──────── COLLECTED DATA

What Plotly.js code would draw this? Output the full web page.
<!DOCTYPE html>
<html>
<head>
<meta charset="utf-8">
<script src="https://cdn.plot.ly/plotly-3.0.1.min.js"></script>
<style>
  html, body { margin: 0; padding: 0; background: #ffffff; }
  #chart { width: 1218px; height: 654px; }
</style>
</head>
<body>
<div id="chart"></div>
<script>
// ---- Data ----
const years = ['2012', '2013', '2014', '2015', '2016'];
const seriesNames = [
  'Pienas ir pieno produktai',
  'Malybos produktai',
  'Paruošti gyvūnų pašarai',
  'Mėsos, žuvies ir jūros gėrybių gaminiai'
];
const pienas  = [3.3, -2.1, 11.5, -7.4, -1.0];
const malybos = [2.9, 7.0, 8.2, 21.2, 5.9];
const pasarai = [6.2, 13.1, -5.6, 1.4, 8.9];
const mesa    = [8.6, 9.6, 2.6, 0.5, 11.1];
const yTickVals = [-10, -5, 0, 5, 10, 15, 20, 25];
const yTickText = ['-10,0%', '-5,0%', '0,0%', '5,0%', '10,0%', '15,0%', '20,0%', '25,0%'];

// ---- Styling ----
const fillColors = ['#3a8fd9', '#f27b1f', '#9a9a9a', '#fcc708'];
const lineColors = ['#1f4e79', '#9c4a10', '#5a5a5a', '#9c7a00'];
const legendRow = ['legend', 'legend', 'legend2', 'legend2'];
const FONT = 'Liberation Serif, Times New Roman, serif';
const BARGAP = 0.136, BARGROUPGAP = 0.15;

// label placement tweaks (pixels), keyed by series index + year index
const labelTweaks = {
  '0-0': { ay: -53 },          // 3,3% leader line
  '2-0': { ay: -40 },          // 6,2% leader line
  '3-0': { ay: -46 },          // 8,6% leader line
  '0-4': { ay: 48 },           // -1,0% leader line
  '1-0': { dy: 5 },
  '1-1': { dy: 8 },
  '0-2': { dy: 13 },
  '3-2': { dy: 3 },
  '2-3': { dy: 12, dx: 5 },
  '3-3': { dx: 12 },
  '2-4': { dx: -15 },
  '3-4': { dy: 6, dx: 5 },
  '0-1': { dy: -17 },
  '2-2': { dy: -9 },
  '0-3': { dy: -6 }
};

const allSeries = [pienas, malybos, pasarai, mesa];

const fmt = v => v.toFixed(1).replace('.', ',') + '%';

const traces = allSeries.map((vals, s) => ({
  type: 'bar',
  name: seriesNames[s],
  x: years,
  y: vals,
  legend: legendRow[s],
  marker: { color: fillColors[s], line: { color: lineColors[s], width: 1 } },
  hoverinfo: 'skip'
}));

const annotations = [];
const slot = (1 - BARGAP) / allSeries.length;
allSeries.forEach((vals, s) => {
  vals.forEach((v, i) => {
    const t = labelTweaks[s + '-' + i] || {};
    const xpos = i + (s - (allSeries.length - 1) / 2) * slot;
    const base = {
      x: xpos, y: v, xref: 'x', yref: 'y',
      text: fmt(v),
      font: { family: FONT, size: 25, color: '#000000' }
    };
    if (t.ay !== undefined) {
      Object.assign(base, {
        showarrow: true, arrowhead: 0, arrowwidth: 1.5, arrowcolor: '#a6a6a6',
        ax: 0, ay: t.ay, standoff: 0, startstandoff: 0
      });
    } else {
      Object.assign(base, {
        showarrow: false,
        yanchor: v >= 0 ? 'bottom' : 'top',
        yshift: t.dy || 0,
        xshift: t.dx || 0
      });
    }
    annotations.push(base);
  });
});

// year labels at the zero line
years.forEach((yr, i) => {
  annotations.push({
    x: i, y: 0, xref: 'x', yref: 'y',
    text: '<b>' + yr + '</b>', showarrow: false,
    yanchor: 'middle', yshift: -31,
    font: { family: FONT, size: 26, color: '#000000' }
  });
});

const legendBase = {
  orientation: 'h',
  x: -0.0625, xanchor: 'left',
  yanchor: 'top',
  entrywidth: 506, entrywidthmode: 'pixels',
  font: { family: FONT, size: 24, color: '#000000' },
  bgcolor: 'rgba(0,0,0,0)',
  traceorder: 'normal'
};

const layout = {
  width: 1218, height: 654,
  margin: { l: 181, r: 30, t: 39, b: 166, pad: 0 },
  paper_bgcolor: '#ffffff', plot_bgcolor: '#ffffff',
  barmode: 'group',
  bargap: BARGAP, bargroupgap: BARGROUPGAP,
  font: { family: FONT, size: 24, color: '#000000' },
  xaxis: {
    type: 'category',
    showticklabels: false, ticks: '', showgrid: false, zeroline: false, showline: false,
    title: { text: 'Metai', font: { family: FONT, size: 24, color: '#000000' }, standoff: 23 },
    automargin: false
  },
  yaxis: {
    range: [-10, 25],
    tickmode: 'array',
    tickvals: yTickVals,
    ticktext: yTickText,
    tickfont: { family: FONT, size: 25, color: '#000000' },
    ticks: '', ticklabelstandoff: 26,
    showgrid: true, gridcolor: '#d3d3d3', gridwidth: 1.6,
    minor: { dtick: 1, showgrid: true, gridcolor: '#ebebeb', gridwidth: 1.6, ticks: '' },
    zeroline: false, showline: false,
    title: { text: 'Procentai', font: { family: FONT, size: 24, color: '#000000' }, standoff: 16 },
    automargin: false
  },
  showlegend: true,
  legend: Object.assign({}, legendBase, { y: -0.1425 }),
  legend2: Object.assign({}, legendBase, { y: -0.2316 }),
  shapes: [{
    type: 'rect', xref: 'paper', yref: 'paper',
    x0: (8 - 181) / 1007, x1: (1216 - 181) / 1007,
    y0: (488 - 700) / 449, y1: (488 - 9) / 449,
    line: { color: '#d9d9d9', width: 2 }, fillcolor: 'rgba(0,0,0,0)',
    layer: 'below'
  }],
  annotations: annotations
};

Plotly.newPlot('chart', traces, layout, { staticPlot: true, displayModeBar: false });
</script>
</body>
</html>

────────────────

PROBLEM TO SOLVE. Working from the material above, retype it in its entirety without change.

ANSWER.
What Plotly.js code would draw this? Output the full web page.
<!DOCTYPE html>
<html>
<head>
<meta charset="utf-8">
<script src="https://cdn.plot.ly/plotly-3.0.1.min.js"></script>
<style>
  html, body { margin: 0; padding: 0; background: #ffffff; }
  #chart { width: 1218px; height: 654px; }
</style>
</head>
<body>
<div id="chart"></div>
<script>
// ---- Data ----
const years = ['2012', '2013', '2014', '2015', '2016'];
const seriesNames = [
  'Pienas ir pieno produktai',
  'Malybos produktai',
  'Paruošti gyvūnų pašarai',
  'Mėsos, žuvies ir jūros gėrybių gaminiai'
];
const pienas  = [3.3, -2.1, 11.5, -7.4, -1.0];
const malybos = [2.9, 7.0, 8.2, 21.2, 5.9];
const pasarai = [6.2, 13.1, -5.6, 1.4, 8.9];
const mesa    = [8.6, 9.6, 2.6, 0.5, 11.1];
const yTickVals = [-10, -5, 0, 5, 10, 15, 20, 25];
const yTickText = ['-10,0%', '-5,0%', '0,0%', '5,0%', '10,0%', '15,0%', '20,0%', '25,0%'];

// ---- Styling ----
const fillColors = ['#3a8fd9', '#f27b1f', '#9a9a9a', '#fcc708'];
const lineColors = ['#1f4e79', '#9c4a10', '#5a5a5a', '#9c7a00'];
const legendRow = ['legend', 'legend', 'legend2', 'legend2'];
const FONT = 'Liberation Serif, Times New Roman, serif';
const BARGAP = 0.136, BARGROUPGAP = 0.15;

// label placement tweaks (pixels), keyed by series index + year index
const labelTweaks = {
  '0-0': { ay: -53 },          // 3,3% leader line
  '2-0': { ay: -40 },          // 6,2% leader line
  '3-0': { ay: -46 },          // 8,6% leader line
  '0-4': { ay: 48 },           // -1,0% leader line
  '1-0': { dy: 5 },
  '1-1': { dy: 8 },
  '0-2': { dy: 13 },
  '3-2': { dy: 3 },
  '2-3': { dy: 12, dx: 5 },
  '3-3': { dx: 12 },
  '2-4': { dx: -15 },
  '3-4': { dy: 6, dx: 5 },
  '0-1': { dy: -17 },
  '2-2': { dy: -9 },
  '0-3': { dy: -6 }
};

const allSeries = [pienas, malybos, pasarai, mesa];

const fmt = v => v.toFixed(1).replace('.', ',') + '%';

const traces = allSeries.map((vals, s) => ({
  type: 'bar',
  name: seriesNames[s],
  x: years,
  y: vals,
  legend: legendRow[s],
  marker: { color: fillColors[s], line: { color: lineColors[s], width: 1 } },
  hoverinfo: 'skip'
}));

const annotations = [];
const slot = (1 - BARGAP) / allSeries.length;
allSeries.forEach((vals, s) => {
  vals.forEach((v, i) => {
    const t = labelTweaks[s + '-' + i] || {};
    const xpos = i + (s - (allSeries.length - 1) / 2) * slot;
    const base = {
      x: xpos, y: v, xref: 'x', yref: 'y',
      text: fmt(v),
      font: { family: FONT, size: 25, color: '#000000' }
    };
    if (t.ay !== undefined) {
      Object.assign(base, {
        showarrow: true, arrowhead: 0, arrowwidth: 1.5, arrowcolor: '#a6a6a6',
        ax: 0, ay: t.ay, standoff: 0, startstandoff: 0
      });
    } else {
      Object.assign(base, {
        showarrow: false,
        yanchor: v >= 0 ? 'bottom' : 'top',
        yshift: t.dy || 0,
        xshift: t.dx || 0
      });
    }
    annotations.push(base);
  });
});

// year labels at the zero line
years.forEach((yr, i) => {
  annotations.push({
    x: i, y: 0, xref: 'x', yref: 'y',
    text: '<b>' + yr + '</b>', showarrow: false,
    yanchor: 'middle', yshift: -31,
    font: { family: FONT, size: 26, color: '#000000' }
  });
});

const legendBase = {
  orientation: 'h',
  x: -0.0625, xanchor: 'left',
  yanchor: 'top',
  entrywidth: 506, entrywidthmode: 'pixels',
  font: { family: FONT, size: 24, color: '#000000' },
  bgcolor: 'rgba(0,0,0,0)',
  traceorder: 'normal'
};

const layout = {
  width: 1218, height: 654,
  margin: { l: 181, r: 30, t: 39, b: 166, pad: 0 },
  paper_bgcolor: '#ffffff', plot_bgcolor: '#ffffff',
  barmode: 'group',
  bargap: BARGAP, bargroupgap: BARGROUPGAP,
  font: { family: FONT, size: 24, color: '#000000' },
  xaxis: {
    type: 'category',
    showticklabels: false, ticks: '', showgrid: false, zeroline: false, showline: false,
    title: { text: 'Metai', font: { family: FONT, size: 24, color: '#000000' }, standoff: 23 },
    automargin: false
  },
  yaxis: {
    range: [-10, 25],
    tickmode: 'array',
    tickvals: yTickVals,
    ticktext: yTickText,
    tickfont: { family: FONT, size: 25, color: '#000000' },
    ticks: '', ticklabelstandoff: 26,
    showgrid: true, gridcolor: '#d3d3d3', gridwidth: 1.6,
    minor: { dtick: 1, showgrid: true, gridcolor: '#ebebeb', gridwidth: 1.6, ticks: '' },
    zeroline: false, showline: false,
    title: { text: 'Procentai', font: { family: FONT, size: 24, color: '#000000' }, standoff: 16 },
    automargin: false
  },
  showlegend: true,
  legend: Object.assign({}, legendBase, { y: -0.1425 }),
  legend2: Object.assign({}, legendBase, { y: -0.2316 }),
  shapes: [{
    type: 'rect', xref: 'paper', yref: 'paper',
    x0: (8 - 181) / 1007, x1: (1216 - 181) / 1007,
    y0: (488 - 700) / 449, y1: (488 - 9) / 449,
    line: { color: '#d9d9d9', width: 2 }, fillcolor: 'rgba(0,0,0,0)',
    layer: 'below'
  }],
  annotations: annotations
};

Plotly.newPlot('chart', traces, layout, { staticPlot: true, displayModeBar: false });
</script>
</body>
</html>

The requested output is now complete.